The casualty figures in Gaza are as grim as you think.
With the latest Gaza conflict now over, the total death toll after 50 days of fighting stands at 2,104 Palestinians, 69 Israelis and 1 Thai national, clearly, a dramatic tally. Yet some have criticised what they see as a disproportionate international focus on Gaza given the scale of suffering witnessed in Syria over the last three years. The conflict in Syria has claimed 191,369 lives (these numbers, the most reliable we have, only cover the period between March 2011 and April 2014), with an average of 165 killed each day (compared to 44/day in Gaza). It may have been this contrast in scale that led Israeli Housing Minister Uri Ariel to say that President Obama should leave Israel alone and “go focus on Syria”. Ariel was not alone in voicing such sentiments.
Yet as the infographic that ECFR put together demonstrates, international preoccupation with the situation in Gaza seems to have been entirely justified. In fact, the analysis of casualty rates in both Gaza and Syria makes for uncomfortable viewing for the spokespeople of Israel’s Operation Protective Edge.
Gaza’s population is 1/12 the size of Syria’s, which in relative terms would equate to 25,248 Syrians having been killed during the last two months. Put that in UK terms and the figure - about 75,000 killed over 50 days – and the picture really hits home. Moreover, while overall numbers of combatant are disputed in both conflicts, data suggests that 70 percent of fatalities were civilians in Gaza (compared to 6 percent of Israeli deaths and approximately 33 percent in Syria).
Just as startlingly, the current rate of casualties amongst minors (those under 18 years of age*) in Gaza far exceeds those in Syria. According to a comparative analysis of data provided by the UN, on average 7.6 Syrian children have been killed per day in Syria versus 9.9 Palestinian children per day in Gaza. This contrasts with one Israeli child killed by Palestinian fire during the conflict.
Such a relatively high death toll amongst children in Gaza can in part be explained by the Strip’s demographics. Those between 0-14 years of age account for a greater share of Gaza’s population (around 44 percent) compared to Syria where this age bracket makes up 34 percent of the population. Another factor has likely been the ability of families to flee violence. While the rates for displaced people (IDPs) in Gaza and Syria are broadly similar, 27 percent and 28 percent respectively, the higher population density of the Gaza Strip and the closure of its borders meant that Palestinians were less able to distance themselves from Israeli strikes.
To be sure, this is not about comparing which nation has suffered the most, and calling attention to the situation in Gaza should not distract us from the tragedy in Syria, which is after all, on-going.
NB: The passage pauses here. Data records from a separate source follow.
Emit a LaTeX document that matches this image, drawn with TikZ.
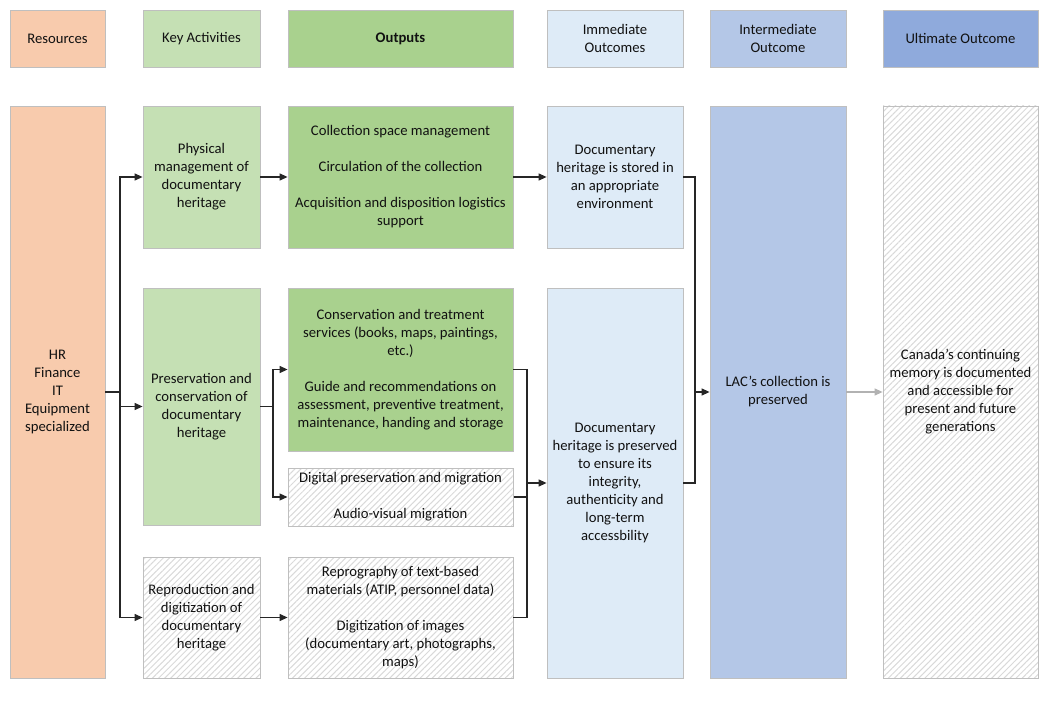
\documentclass[tikz,border=0pt]{standalone}
\usepackage{fontspec}
\setmainfont{Carlito}
\usetikzlibrary{arrows.meta,patterns.meta}
\definecolor{peach}{HTML}{F8CBAD}
\definecolor{palegreen}{HTML}{C5E0B4}
\definecolor{midgreen}{HTML}{A9D18E}
\definecolor{paleblue}{HTML}{DEEBF7}
\definecolor{midblue}{HTML}{B4C7E7}
\definecolor{deepblue}{HTML}{8FAADC}
\definecolor{boxline}{HTML}{BFBFBF}
\definecolor{txt}{HTML}{111111}
\begin{document}
\begin{tikzpicture}[x=1pt,y=-1pt,
  box/.style={draw=boxline,line width=0.8pt,align=center,text=txt,font=\fontsize{14.67}{18}\selectfont},
  hatch/.style={box,pattern={Lines[angle=45,distance=4.3pt,line width=1pt]},pattern color=gray!30},
  link/.style={line width=1.2pt,black!85},
  arr/.style={link,-{Triangle[length=8pt,width=7pt]}}]
\tikzstyle{every node}+=[inner sep=0pt]
\useasboundingbox (0,0) rectangle (1050,703);
\node[box,fill=peach,minimum width=95pt,minimum height=57pt] (hres) at (57.5,38.5) {Resources};
\node[box,fill=palegreen,minimum width=117pt,minimum height=57pt] (hact) at (201.5,38.5) {Key Activities};
\node[box,fill=midgreen,minimum width=225pt,minimum height=57pt] (hout) at (400.5,38.5) {\bfseries Outputs};
\node[box,fill=paleblue,minimum width=136pt,minimum height=57pt] (himm) at (615,38.5) {Immediate\\Outcomes};
\node[box,fill=midblue,minimum width=136pt,minimum height=57pt] (hint) at (778,38.5) {Intermediate\\Outcome};
\node[box,fill=deepblue,minimum width=155pt,minimum height=57pt] (hult) at (960.5,38.5) {Ultimate Outcome};
\node[box,fill=peach,minimum width=95pt,minimum height=572pt] (res) at (57.5,392) {HR\\Finance\\IT\\Equipment\\specialized};
\node[box,fill=palegreen,minimum width=117pt,minimum height=142pt] (phys) at (201.5,177) {Physical\\management of\\documentary\\heritage};
\node[box,fill=midgreen,minimum width=225pt,minimum height=142pt] (out1) at (400.5,177) {Collection space management\\[18pt]Circulation of the collection\\[18pt]Acquisition and disposition logistics\\support};
\node[box,fill=paleblue,minimum width=136pt,minimum height=142pt] (imm1) at (615,177) {Documentary\\heritage is stored in\\an appropriate\\environment};
\node[box,fill=palegreen,minimum width=117pt,minimum height=237pt] (pres) at (201.5,406.5) {Preservation and\\conservation of\\documentary\\heritage};
\node[box,fill=midgreen,minimum width=225pt,minimum height=163pt] (out2) at (400.5,369.5) {Conservation and treatment\\services (books, maps, paintings,\\etc.)\\[18pt]Guide and recommendations on\\assessment, preventive treatment,\\maintenance, handing and storage};
\node[hatch,minimum width=225pt,minimum height=58pt] (dig) at (400.5,497) {Digital preservation and migration\\[18pt]Audio-visual migration};
\node[hatch,minimum width=117pt,minimum height=121pt] (repro) at (201.5,617.5) {Reproduction and\\digitization of\\documentary\\heritage};
\node[hatch,minimum width=225pt,minimum height=121pt] (out3) at (400.5,617.5) {Reprography of text-based\\materials (ATIP, personnel data)\\[18pt]Digitization of images\\(documentary art, photographs,\\maps)};
\node[box,fill=paleblue,minimum width=136pt,minimum height=390pt] (imm2) at (615,483) {Documentary\\heritage is preserved\\to ensure its\\integrity,\\authenticity and\\long-term\\accessbility};
\node[box,fill=midblue,minimum width=136pt,minimum height=572pt] (inter) at (778,392) {LAC’s collection is\\preserved};
\node[hatch,minimum width=155pt,minimum height=572pt] (ult) at (960.5,392) {Canada’s continuing\\memory is documented\\and accessible for\\present and future\\generations};
\coordinate (r0) at (120,392);
\coordinate (p0) at (273,406.5);
\coordinate (o0) at (527,483);
\coordinate (i0) at (695,392);
\draw[link] (res.east) -- (r0);
\draw[arr] (r0) |- (phys.west);
\draw[arr] (r0) |- (pres.west);
\draw[arr] (r0) |- (repro.west);
\draw[arr] (phys.east) -- (out1.west);
\draw[arr] (out1.east) -- (imm1.west);
\draw[link] (pres.east) -- (p0);
\draw[arr] (p0) |- (out2.west);
\draw[arr] (p0) |- (dig.west);
\draw[arr] (repro.east) -- (out3.west);
\draw[link] (out2.east) -| (o0);
\draw[link] (dig.east) -| (o0);
\draw[link] (out3.east) -| (o0);
\draw[arr] (o0) -- (imm2.west);
\draw[link] (imm1.east) -| (i0);
\draw[link] (imm2.east) -| (i0);
\draw[arr] (i0) -- (inter.west);
\draw[arr,gray!60] (inter.east) -- (ult.west);
\end{tikzpicture}
\end{document}
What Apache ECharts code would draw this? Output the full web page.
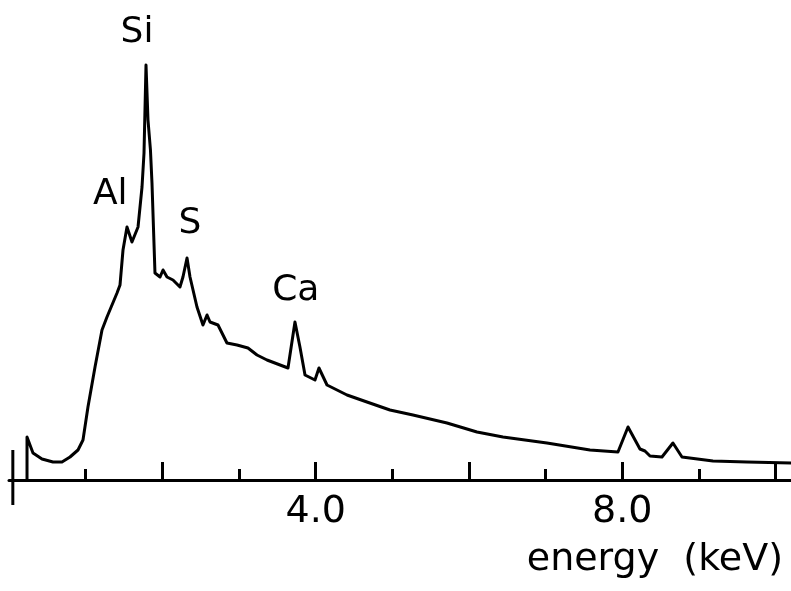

But based on the data above, it would seem that continued international concern with the plight of Gaza’s civilians is warranted.
* [Editor's Note] In some of the UN data for child deaths in Gaza, it is unclear if they are using 0-18 or 0-14. The definition of “children” for Syria tallies as under 18.
The European Council on Foreign Relations does not take collective positions. This commentary, like all publications of the European Council on Foreign Relations, represents only the views of its authors.